9 thoughts on “Making Your Sales Forecast Believable

  1. Question: Does missing a $20 million monthly forecast by 10% sometimes mean its believable or unreliable? That is the range I work in and get challenged on.

    The problem is I cannot err to the low side because my forecast drives the MRP and we would not have the proper raw materials stock levels if I don’t keep my forecast on the upside.

    This is an interesting topic for me and I would like my team to get involved in evaluating what we do compared to other industries / organizations.

  2. Thanks for the question, Gary. I would need more information to give you an accurate reply, but missing your forecast can be the symptom of many things including forecasting methodology, staffing, sales process or many other things. One thing that I can say is that there needs to be an alignment between you and your boss about what he/she wants to see in the forecast and what his/her threshold is for missing it.

    I would be more than happy to dig in a little deeper with you via phone call or meeting if you like. You can reach me at or by phone at 952-226-3385. I would love to understand a little bit more about your situation.

    Thanks again for your comments.


  3. Or you could just rely on your rock star reps that you know will deliver with linearity every quarter. 🙂 Consistency and linearity are everything. SaaS vs licenses vs services all deserve there own forecasting methodology.

  4. Peter,

    I agree with you. Each type of sale (Saas vs. licenses vs. Services vs. Products) all have modifications to the forecasting process. Good point and we have helped companies modify this approach in all of these types of sales. However, I believe the methodology of determining a) what you can count on vs. b) what is upside vs. c) don’t count on this at all has been proven to help CEOs get more confidence in the forecast and plan accordingly.
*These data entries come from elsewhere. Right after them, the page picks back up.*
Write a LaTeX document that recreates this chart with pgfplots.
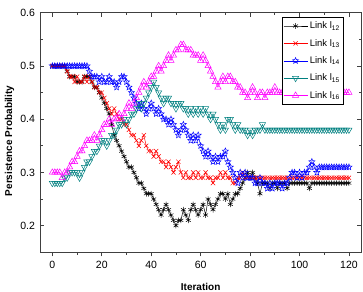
\documentclass[border=0pt]{standalone}
\usepackage{pgfplots}
\pgfplotsset{compat=1.18}
\usepackage{pgfplotstable}
\usepackage{fontspec}
\setmainfont{Liberation Sans}
\definecolor{cteal}{RGB}{0,128,128}
\definecolor{cmag}{RGB}{255,0,255}
\pgfdeclareplotmark{ostar}{%
  \pgfpathmoveto{\pgfpointpolar{90}{\pgfplotmarksize}}%
  \pgfpathlineto{\pgfpointpolar{126}{0.45\pgfplotmarksize}}%
  \pgfpathlineto{\pgfpointpolar{162}{\pgfplotmarksize}}%
  \pgfpathlineto{\pgfpointpolar{198}{0.45\pgfplotmarksize}}%
  \pgfpathlineto{\pgfpointpolar{234}{\pgfplotmarksize}}%
  \pgfpathlineto{\pgfpointpolar{270}{0.45\pgfplotmarksize}}%
  \pgfpathlineto{\pgfpointpolar{306}{\pgfplotmarksize}}%
  \pgfpathlineto{\pgfpointpolar{342}{0.45\pgfplotmarksize}}%
  \pgfpathlineto{\pgfpointpolar{18}{\pgfplotmarksize}}%
  \pgfpathlineto{\pgfpointpolar{54}{0.45\pgfplotmarksize}}%
  \pgfpathclose
  \pgfusepathqstroke}
\pgfplotstableread{
x a b c d e
0 .50 .50 .50 .28 .30
1 .50 .50 .50 .28 .30
2 .50 .50 .50 .28 .30
3 .50 .50 .50 .28 .30
4 .50 .50 .50 .28 .29
5 .50 .50 .50 .29 .30
6 .49 .49 .50 .29 .30
7 .48 .48 .50 .30 .31
8 .48 .48 .50 .30 .32
9 .48 .47 .50 .30 .32
10 .47 .48 .50 .30 .33
11 .47 .47 .50 .29 .34
12 .47 .47 .50 .30 .34
13 .48 .48 .50 .31 .35
14 .48 .47 .50 .32 .36
15 .48 .48 .49 .32 .36
16 .47 .47 .48 .33 .36
17 .46 .46 .48 .34 .37
18 .46 .46 .48 .34 .36
19 .45 .45 .47 .35 .37
20 .44 .45 .48 .36 .38
21 .43 .44 .47 .36 .39
22 .42 .43 .47 .35 .39
23 .41 .42 .48 .36 .40
24 .39 .41 .47 .37 .39
25 .37 .42 .47 .37 .40
26 .36 .41 .46 .38 .40
27 .35 .40 .47 .39 .41
28 .34 .40 .48 .39 .40
29 .33 .39 .48 .40 .41
30 .32 .39 .47 .39 .42
31 .31 .38 .46 .40 .43
32 .31 .37 .45 .41 .42
33 .30 .37 .44 .41 .43
34 .29 .36 .43 .42 .44
35 .28 .35 .42 .43 .45
36 .28 .36 .43 .42 .46
37 .27 .37 .42 .43 .47
38 .26 .35 .41 .44 .46
39 .26 .34 .42 .45 .47
40 .26 .34 .43 .46 .48
41 .25 .33 .42 .47 .48
42 .24 .34 .41 .46 .49
43 .23 .33 .42 .45 .50
44 .22 .32 .41 .44 .49
45 .23 .32 .40 .43 .50
46 .24 .31 .40 .44 .51
47 .23 .32 .39 .44 .52
48 .22 .31 .40 .43 .51
49 .21 .30 .39 .43 .52
50 .20 .31 .38 .42 .53
51 .21 .32 .37 .43 .53
52 .21 .30 .38 .43 .54
53 .23 .29 .39 .42 .54
54 .22 .30 .38 .42 .53
55 .21 .29 .37 .41 .53
56 .23 .29 .36 .42 .53
57 .24 .30 .37 .41 .52
58 .23 .29 .36 .42 .52
59 .22 .30 .37 .41 .52
60 .23 .29 .35 .42 .51
61 .24 .29 .34 .41 .52
62 .22 .30 .33 .42 .51
63 .25 .29 .34 .41 .50
64 .24 .29 .33 .40 .49
65 .23 .28 .32 .41 .48
66 .24 .29 .33 .40 .47
67 .25 .29 .32 .39 .46
68 .26 .30 .33 .38 .47
69 .26 .29 .33 .39 .48
70 .25 .30 .34 .38 .47
71 .26 .29 .32 .40 .48
72 .24 .29 .31 .40 .48
73 .25 .28 .30 .39 .47
74 .26 .28 .29 .38 .47
75 .26 .29 .28 .39 .46
76 .27 .29 .30 .38 .46
77 .28 .30 .29 .38 .45
78 .29 .29 .30 .38 .45
79 .30 .29 .29 .37 .44
80 .29 .29 .29 .38 .45
81 .30 .29 .29 .37 .46
82 .29 .29 .28 .38 .45
83 .28 .29 .28 .38 .44
84 .26 .29 .29 .38 .45
85 .28 .29 .28 .39 .45
86 .28 .29 .28 .38 .44
87 .28 .29 .27 .38 .45
88 .27 .29 .28 .38 .45
89 .28 .29 .27 .38 .45
90 .28 .29 .28 .38 .46
91 .27 .29 .28 .38 .45
92 .28 .29 .28 .38 .45
93 .28 .29 .27 .38 .45
94 .28 .29 .28 .38 .45
95 .27 .29 .28 .38 .45
96 .28 .29 .29 .38 .45
97 .28 .29 .30 .38 .45
98 .28 .29 .30 .38 .45
99 .28 .29 .29 .38 .45
100 .28 .29 .30 .38 .45
101 .28 .29 .29 .38 .45
102 .28 .29 .30 .38 .45
103 .28 .29 .30 .38 .45
104 .27 .29 .31 .38 .45
105 .28 .29 .32 .38 .45
106 .28 .29 .31 .38 .45
107 .28 .29 .30 .38 .45
108 .28 .29 .31 .38 .45
109 .28 .29 .31 .38 .45
110 .28 .29 .31 .38 .45
111 .28 .29 .31 .38 .45
112 .28 .29 .31 .38 .45
113 .28 .29 .31 .38 .45
114 .28 .29 .31 .38 .45
115 .28 .29 .31 .38 .45
116 .28 .29 .31 .38 .45
117 .28 .29 .31 .38 .45
118 .28 .29 .31 .38 .45
119 .28 .29 .31 .38 .45
120 .28 .29 .31 .38 .45
}\datatable
\begin{document}
\begin{tikzpicture}
\pgfplotsset{
  base/.style={
    scale only axis, width=321.3pt, height=239.6pt,
    xmin=-5, xmax=125, ymin=0.15, ymax=0.6,
    xtick={0,20,...,120}, minor x tick num=1,
    /pgf/number format/assume math mode=true,
  }}
\begin{axis}[base,
  ytick={0.2,0.3,0.4,0.5,0.6}, minor y tick num=1,
  tick align=inside, xtick pos=right, xticklabel pos=left,
  major tick length=4pt, minor tick length=2.5pt,
  axis line style={line width=0.8pt, black!75},
  every tick/.style={line width=0.7pt, black!75},
  tick label style={font=\fontsize{10.5}{12}\selectfont},
  xticklabel style={yshift=-5pt},
  yticklabel style={xshift=-1.5pt, /pgf/number format/.cd, fixed, fixed zerofill, precision=1},
  xlabel={\bfseries Iteration},
  ylabel={\bfseries Persistence Probability},
  label style={font=\fontsize{11.5}{13}\selectfont},
  every axis x label/.style={at={(axis description cs:0.5,-0.1586)}, anchor=base},
  every axis y label/.style={at={(axis description cs:-0.0949,0.465)}, rotate=90, anchor=center},
  legend style={at={(axis description cs:0.945,0.982)}, anchor=north east,
    font=\fontsize{9.5}{11}\selectfont, draw=black, line width=0.6pt,
    row sep=5pt, inner xsep=1.5pt, inner ysep=2.5pt, cells={anchor=west}},
  legend image code/.code={\draw[mark repeat=2,mark phase=2] plot coordinates {(0cm,0cm) (0.42cm,0cm) (0.84cm,0cm)};},
  every axis plot/.append style={line width=0.5pt},
]
\addplot[black, mark=asterisk, mark size=2.8pt] table[x=x,y=a] {\datatable};
\addlegendentry{Link l\textsubscript{12}}
\addplot[red, mark=x, mark size=3pt] table[x=x,y=b] {\datatable};
\addlegendentry{Link l\textsubscript{13}}
\addplot[blue, mark=ostar, mark size=3.2pt] table[x=x,y=c] {\datatable};
\addlegendentry{Link l\textsubscript{14}}
\addplot[cteal, mark=triangle, mark size=3.6pt, mark options={rotate=180}] table[x=x,y=d] {\datatable};
\addlegendentry{Link l\textsubscript{15}}
\addplot[cmag, mark=triangle, mark size=3.6pt] table[x=x,y=e] {\datatable};
\addlegendentry{Link l\textsubscript{16}}
\end{axis}
\begin{axis}[base,
  hide y axis, axis x line*=bottom, axis line style={draw=none},
  tick align=outside, xticklabels={}, major tick length=4pt, minor tick length=2.5pt,
  every tick/.style={line width=0.7pt, black!75},
]
\end{axis}
\pgfresetboundingbox
\path[use as bounding box] ([xshift=-40pt,yshift=-38.7pt]current axis.south west) rectangle ([xshift=1.7pt,yshift=12.7pt]current axis.north east);
\end{tikzpicture}
\end{document}
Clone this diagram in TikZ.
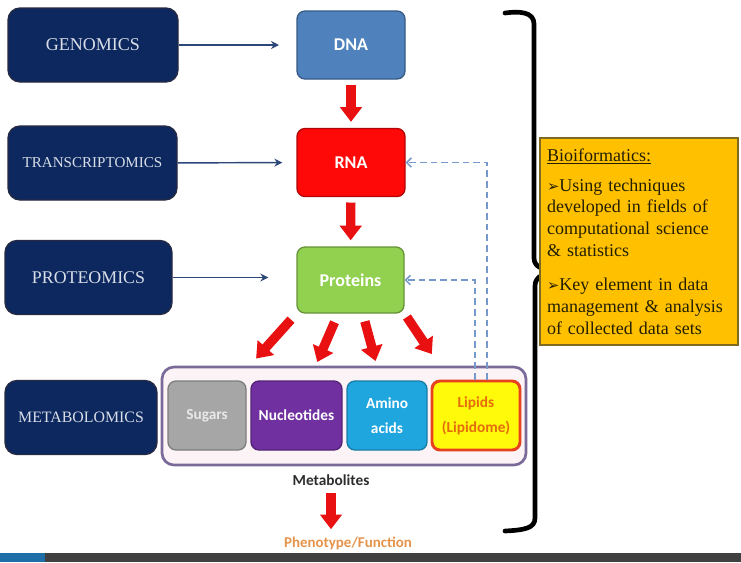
\documentclass[tikz,border=0pt]{standalone}
\usepackage{fontspec}
\setmainfont{Liberation Serif}
\newfontfamily\calfont{Carlito}
\newfontfamily\symfont{DejaVu Sans}
\usepackage{tikz}
\usetikzlibrary{arrows.meta, calc}

\definecolor{omicsnavy}{RGB}{12,40,95}
\definecolor{omicsedge}{RGB}{38,42,66}
\definecolor{omicstext}{RGB}{216,221,231}
\definecolor{dnablue}{RGB}{79,129,189}
\definecolor{rnared}{RGB}{255,8,8}
\definecolor{protgreen}{RGB}{146,208,80}
\definecolor{sugargray}{RGB}{166,166,166}
\definecolor{nucpurple}{RGB}{112,48,160}
\definecolor{aminocyan}{RGB}{32,166,222}
\definecolor{lipidyellow}{RGB}{255,250,10}
\definecolor{lipidedge}{RGB}{232,65,30}
\definecolor{lipidtext}{RGB}{228,108,10}
\definecolor{poolfill}{RGB}{251,243,245}
\definecolor{pooledge}{RGB}{122,106,154}
\definecolor{arrowred}{RGB}{232,16,16}
\definecolor{linkblue}{RGB}{44,72,120}
\definecolor{dashblue}{RGB}{118,152,202}
\definecolor{phenoorange}{RGB}{229,147,74}
\definecolor{infofill}{RGB}{255,192,0}
\definecolor{infoedge}{RGB}{127,106,32}
\definecolor{infotext}{RGB}{35,31,0}
\definecolor{stripgray}{RGB}{64,64,64}
\definecolor{stripblue}{RGB}{30,111,168}

\newcommand\arrowbullet{{\symfont\fontsize{11}{11}\selectfont ➢}}

\begin{document}
\begin{tikzpicture}[x=0.75pt,y=0.75pt,yscale=-1,
  omicsbox/.style={draw=omicsedge, line width=1pt, fill=omicsnavy, rounded corners=9pt,
    text=omicstext, minimum height=55.5pt},
  molbox/.style={draw=#1!70!black, line width=1pt, fill=#1, rounded corners=6pt,
    text=white, font=\calfont\bfseries\fontsize{13.5}{15}\selectfont,
    minimum width=81pt, minimum height=51pt},
  metbox/.style={draw=#1!75!black, line width=1pt, fill=#1, rounded corners=6pt,
    text=white, font=\calfont\bfseries\fontsize{11.5}{18.5}\selectfont,
    minimum height=51.75pt, align=center},
  redarrow/.style={draw=arrowred, line width=7pt,
    -{Triangle[width=16pt,length=11pt]}},
  bluearrow/.style={draw=linkblue, line width=1.1pt, -{Stealth[length=6pt,width=6pt]}},
  dashline/.style={draw=dashblue, line width=1.1pt, dash pattern=on 5pt off 3pt,
    -{Straight Barb[length=3.5pt,width=7pt]}}]

\useasboundingbox (0,0) rectangle (741,562);

%Shape: strip along the bottom
\fill[stripgray] (0,553) rectangle (741,562);
\fill[stripblue] (0,553) rectangle (45,562);

%Shape: omics boxes on the left
\node[omicsbox, minimum width=127.5pt, font=\fontsize{13.5}{16}\selectfont] (genomics) at (93,45) {GENOMICS};
\node[omicsbox, minimum width=126.75pt, font=\fontsize{11.3}{14}\selectfont] (transcriptomics) at (92.5,163) {TRANSCRIPTOMICS};
\node[omicsbox, minimum width=125.25pt, font=\fontsize{13.4}{16}\selectfont] (proteomics) at (88.5,277.5) {PROTEOMICS};
\node[omicsbox, minimum width=114pt, font=\fontsize{11.9}{14}\selectfont] (metabolomics) at (81,417.5) {METABOLOMICS};

%Shape: central dogma boxes
\node[molbox=dnablue] (dna) at (351,45) {DNA};
\node[molbox=rnared] (rna) at (351,162.5) {RNA};
\node[molbox=protgreen, minimum width=80.25pt, minimum height=49.5pt] (proteins) at (350.5,280) {Proteins};

%Shape: metabolite pool
\node[draw=pooledge, line width=2pt, fill=poolfill, rounded corners=9pt,
  minimum width=273pt, minimum height=73.5pt] (pool) at (344,416) {};
\node[metbox=sugargray, minimum width=58.5pt, text={rgb,255:red,232;green,232;blue,232}] (sugars) at (207,415.5) {Sugars};
\node[metbox=nucpurple, minimum width=68.25pt] (nucleotides) at (296.5,415.5) {Nucleotides};
\node[metbox=aminocyan, minimum width=60pt] (amino) at (387,415.5) {Amino\\acids};
\node[metbox=lipidyellow, draw=lipidedge, line width=2.2pt, minimum width=66pt,
  text=lipidtext] (lipids) at (476,415.5) {Lipids\\(Lipidome)};

% Text Node
\node[font=\calfont\bfseries\fontsize{11.5}{14}\selectfont, text={rgb,255:red,45;green,45;blue,45}] (metlabel) at (331,480) {Metabolites};
% Text Node
\node[font=\calfont\bfseries\fontsize{11.2}{14}\selectfont, text=phenoorange] (phenolabel) at (348,543) {Phenotype/Function};

%Arrows: omics to molecules
\draw[bluearrow, shorten >=13pt] (genomics) -- (dna);
\draw[bluearrow, shorten >=10.5pt] (transcriptomics) -- (rna);
\draw[bluearrow, shorten >=21pt] (proteomics.east) -- (proteomics.east -| proteins.west);

%Arrows: red flow
\draw[redarrow, shorten <=4pt, shorten >=4.5pt] (dna) -- (rna);
\draw[redarrow, shorten <=4pt, shorten >=4.5pt] (rna) -- (proteins);
\draw[redarrow, shorten <=6pt, shorten >=22pt] (proteins.south west) -- (sugars.50);
\draw[redarrow, shorten <=7pt, shorten >=15pt] (proteins.-110) -- (nucleotides.70);
\draw[redarrow, shorten <=6pt, shorten >=15pt] (proteins.-70) -- (amino.100);
\draw[redarrow, shorten <=3pt, shorten >=23pt] (proteins.south east) -- (lipids.127);
\draw[redarrow, shorten <=2pt, shorten >=2pt] (metlabel.south) -- (metlabel.south |- phenolabel.north);

%Arrows: dashed feedback from lipids
\draw[dashline] ($(lipids.north)+(-1,0)$) |- (proteins.east);
\draw[dashline] ($(lipids.north)+(11,0)$) |- (rna.east);

%Shape: bracket
\draw[line width=3.5pt, line join=round, line cap=round]
  (505,13) .. controls (520,11) and (534,12) .. (534,24) -- (534,258)
  .. controls (534,268) and (545,271) .. (561,271)
  .. controls (545,272) and (535,276) .. (535,286) -- (535,518)
  .. controls (535,528) and (525,530) .. (505,531);

%Shape: bioinformatics box
\node[draw=infoedge, line width=1pt, fill=infofill, text=infotext,
  minimum width=148.5pt, minimum height=155.25pt, inner xsep=5pt,
  text width=138pt, align=left, font=\fontsize{13.5}{16.4}\selectfont] (bioinfo) at (639,241.5)
  {\underline{Bioiformatics:}\\[6pt]
   \arrowbullet Using techniques\\
   developed in fields of\\
   computational science\\
   \& statistics\\[9pt]
   \arrowbullet Key element in data\\
   management \& analysis\\
   of collected data sets};

\end{tikzpicture}
\end{document}
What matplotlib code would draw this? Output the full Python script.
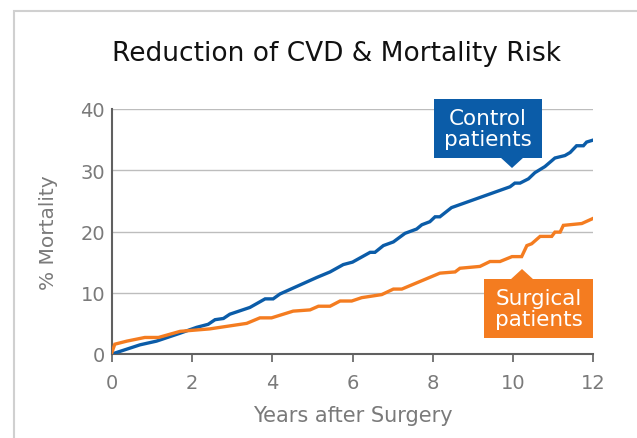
import matplotlib
matplotlib.use("Agg")
import matplotlib.pyplot as plt
from matplotlib.patches import Rectangle, Polygon

# ---- data ----
control_years = [0.0, 0.7, 1.11, 1.70, 2.11, 2.40, 2.57, 2.78, 2.94, 3.44, 3.82, 4.02, 4.19,
                 5.11, 5.44, 5.77, 6.0, 6.44, 6.56, 6.77, 7.02, 7.31, 7.60, 7.73, 7.93, 8.06,
                 8.18, 8.47, 9.93, 10.05, 10.18, 10.39, 10.55, 10.80, 11.05, 11.30, 11.43,
                 11.59, 11.76, 11.84, 11.99]
control_mort = [0.0, 1.5, 2.1, 3.4, 4.35, 4.85, 5.6, 5.8, 6.5, 7.6, 9.0, 9.0, 9.8,
                12.5, 13.4, 14.6, 15.0, 16.6, 16.6, 17.7, 18.3, 19.7, 20.4, 21.1, 21.6, 22.4,
                22.4, 23.9, 27.3, 27.9, 27.9, 28.6, 29.6, 30.6, 32.0, 32.4, 32.9,
                34.0, 34.0, 34.6, 34.9]

surgical_years = [0.0, 0.07, 0.37, 0.82, 1.16, 1.70, 2.44, 3.36, 3.69, 3.98, 4.52, 4.94, 5.15,
                  5.44, 5.69, 5.98, 6.23, 6.73, 7.02, 7.23, 8.18, 8.56, 8.68, 9.18, 9.43,
                  9.68, 9.98, 10.22, 10.35, 10.47, 10.68, 10.97, 11.05, 11.18, 11.26, 11.72, 11.99]
surgical_mort = [0.3, 1.6, 2.1, 2.7, 2.7, 3.7, 4.1, 5.0, 5.9, 5.9, 7.0, 7.2, 7.8,
                 7.8, 8.65, 8.65, 9.2, 9.7, 10.6, 10.6, 13.2, 13.4, 14.0, 14.3, 15.1,
                 15.1, 15.9, 15.9, 17.7, 18.0, 19.2, 19.2, 19.9, 19.9, 21.0, 21.3, 22.1]

x_ticks = [0, 2, 4, 6, 8, 10, 12]
y_ticks = [0, 10, 20, 30, 40]

title = "Reduction of CVD & Mortality Risk"
x_label = "Years after Surgery"
y_label = "% Mortality"
control_label = "Control\npatients"
surgical_label = "Surgical\npatients"

BLUE = "#0B5CA8"
ORANGE = "#F47C20"
GRAY_TXT = "#7a7a7a"
FONT = "DejaVu Sans"

plt.rcParams["font.family"] = FONT

fig = plt.figure(figsize=(6.37, 4.39), dpi=100)
fig.patches.append(Rectangle((14 / 637, -0.1), 1.2, 1 - 12 / 439 + 0.1, transform=fig.transFigure,
                             fill=False, edgecolor="#d0d0d0", lw=1.5))

ax = fig.add_axes([112 / 637, 1 - 355 / 439, (593 - 112) / 637, (355 - 110) / 439])
ax.set_xlim(0, 12)
ax.set_ylim(0, 40)

for yv in y_ticks[1:]:
    ax.axhline(yv, color="#bdbdbd", lw=1.0, zorder=1)

ax.plot(control_years, control_mort, color=BLUE, lw=2.4, zorder=3, solid_joinstyle="miter")
ax.plot(surgical_years, surgical_mort, color=ORANGE, lw=2.4, zorder=3, solid_joinstyle="miter")

for s in ["top", "right"]:
    ax.spines[s].set_visible(False)
for s in ["left", "bottom"]:
    ax.spines[s].set_color("#606060")
    ax.spines[s].set_linewidth(1.5)

ax.set_xticks(x_ticks)
ax.set_yticks(y_ticks)
ax.tick_params(axis="x", direction="out", length=6, width=1.2, color="#606060",
               labelsize=14, labelcolor=GRAY_TXT, pad=8)
ax.tick_params(axis="y", length=0, labelsize=14, labelcolor=GRAY_TXT, pad=5)

ax.set_xlabel(x_label, fontsize=15, color=GRAY_TXT, labelpad=9)
ax.set_ylabel(y_label, fontsize=14.5, color=GRAY_TXT, labelpad=16)

fig.text(336 / 637, 1 - 54 / 439, title, ha="center", va="center", fontsize=19,
         color="#111111")

# annotation boxes (pixel -> data helpers)
def px2d(px, py):
    return ((px - 112) / (481 / 12), (355 - py) / (245 / 40))

def box(x0p, y0p, x1p, y1p, color, tri, text):
    (xa, ya) = px2d(x0p, y1p)
    (xb, yb) = px2d(x1p, y0p)
    ax.add_patch(Rectangle((xa, ya), xb - xa, yb - ya, facecolor=color, edgecolor="none",
                           clip_on=False, zorder=5))
    ax.add_patch(Polygon([px2d(*p) for p in tri], closed=True, facecolor=color,
                         edgecolor="none", clip_on=False, zorder=5))
    ax.text((xa + xb) / 2, (ya + yb) / 2, text, ha="center", va="center", color="white",
            fontsize=15.5, linespacing=1.08, zorder=6)

box(434, 100, 542, 159, BLUE, [(500, 158), (524, 158), (512, 169)], control_label)
box(484, 280, 593, 339, ORANGE, [(510, 281), (534, 281), (522, 270)], surgical_label)

fig.savefig("out.png", dpi=100)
    Thanks for your comments!

  5. Make sure your sales assumptions are linked to the detailed sales forecast, otherwise you can end up with completely contradictory information. For instance, if you assume a declining market and declining market share, it’s illogical to then forecast increased sales. For more information, see the page in this guide on your sales assumptions.

  6. Keep the forecast and results in front of everyone on a weekly or at least a monthly basis. When you recognize someone for sales attainment , tie it back to how they are doing regarding their forecast. In other words acknowledge them for their sales results and what percentage they attained against their CRM Pipeline forecast .

  7. Find a healthy balance between stretching yourself to grow and being honest about the market, capabilities and follow-through record. I’ve worked with owners who simply like to set goals that shoot for the moon hoping their team will hit the top of the mountain . The problem is the goal is not real and everyone knows it, but they all play along throughout the year fudging their closing dates and sales stages to please the boss at the beginning of each month or quarter. If you keep the goals real and believable your team will be more honest in their assessment of closing dates and stages and will fight to reach the moon.

  8. Sales forecasting is a difficult area of management. Most managers believe they are good at forecasting. However, forecasts made usually turn out to be wrong!